Anna Janko - "Finalistka"

Znana z „Dziewczyny z zapałkami” i „Pasji według św. Hanki” bohaterka prozy Anny Janko powróciła. „Zaczynam mieć pięćdziesiąt lat” – mówi Hanka:  no i śledzę te jej zmagania z wiekiem, obserwowanie swojego ciała, pojawiających się oznak starości. A przecież duch wciąż krzepki, umysł pracuje jak trzeba, to tylko „stara baba z plecaczkiem” nie zdążyła dobiec do autobusu, a robiła to wcześniej wiele razy.

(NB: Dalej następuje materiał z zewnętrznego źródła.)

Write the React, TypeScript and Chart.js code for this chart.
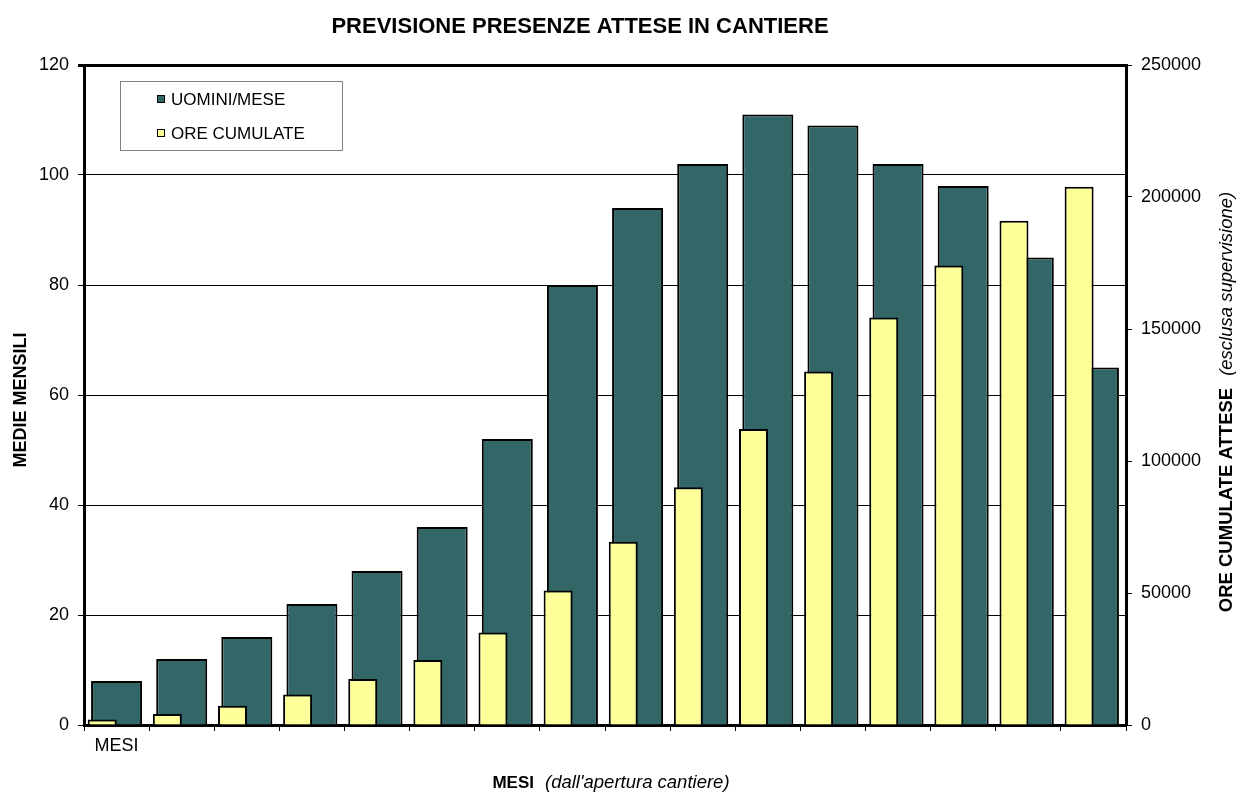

Anna Janko z właściwą sobie ironią, czy może autoironią, z humorem prowadzi Ha w wiek dojrzały i przemierza z nią niełatwe ścieżki  rzeczywistości znaczonej ciężką chorobą, własną niemocą, stopniowym godzeniem się z tym, co nieuniknione. Biadoli Hanka nad odchodzącą młodością i sprawnością, dochodząc do wieku sześćdziesięciu lat, obserwując jednocześnie zmiany u swego, starszego o lat dziesięć, męża.

Nie ma w tym jednak przesadnego smutku czy rozpaczy, tak przynajmniej czuję, bo pomiędzy tymi rozmyślaniami jest tyle życia, tyle ciekawych refleksji związanych z bieżącymi sprawami, dowcipnych komentarzy na temat rodziny i przyjaciół. Bohaterka powraca do przeszłości, pisze o swoim byłym mężu, o niełatwej teściowej, wspomina pierwsze próby poetyckie, czy wreszcie dwie poprzednie książki wydane przed „Finalistką” z Ha w roli głównej.

Zatem Ha to autorka, Anna Janko? Oczywiście znajdzie się tu moc faktów z jej życia, bo jak sama powiedziała w jednym z wywiadów: „Wszystko, co piszę, łącznie z listą zakupów, ma odniesienie do mojego życia”. Jest to jednak przetworzone przez „grę wyobraźni”, posługiwanie się fantazją i zmyśleniem. Janko mówi o „rozszerzaniu granic biografii”.

Podobnie jak w „Dziewczynie z zapałkami” i „Pasji według św. Hanki” Janko stosuje w swojej prozie sylwę współczesną; mozaikowa forma zapisu pozwala na dużą dowolność w przedstawianiu treści, pogrubione części zdań, czasem całe zdania, pozwalają swobodnie przemieszczać się między formą dziennika, pamiętnika, eseju, czasem reportażu. Każą się zatrzymać nad  takimi np. refleksjami: „Nieśmiertelność mija z wiekiem” albo: „To, że umrę, od lat mnie zdumiewa”. Dają okazję poznania wierszy autorki, pięknego wiersza jej męża „Memento mori, amor…”, myśli Seneki, Epikura. Podsuwają ciekawe lektury; mnie zainteresował esej Ryszarda Przybylskiego „Baśń zimowa”, już go wypożyczyłam i zaczynam czytać.

„Pasja według św. Hanki” ukazała się w 2012 roku, długo trzeba było czekać na „Finalistkę”. Zastanawiam się, czy ta książka kończy moje spotkania z Ha, Pawiem, Matem, Nenkiem, Rózią. Chciałabym, aby jeszcze powrócili. Na razie sięgam do poezji Anny Janko, jej wczesnych wierszy ze zbioru „Diabłu świeca”.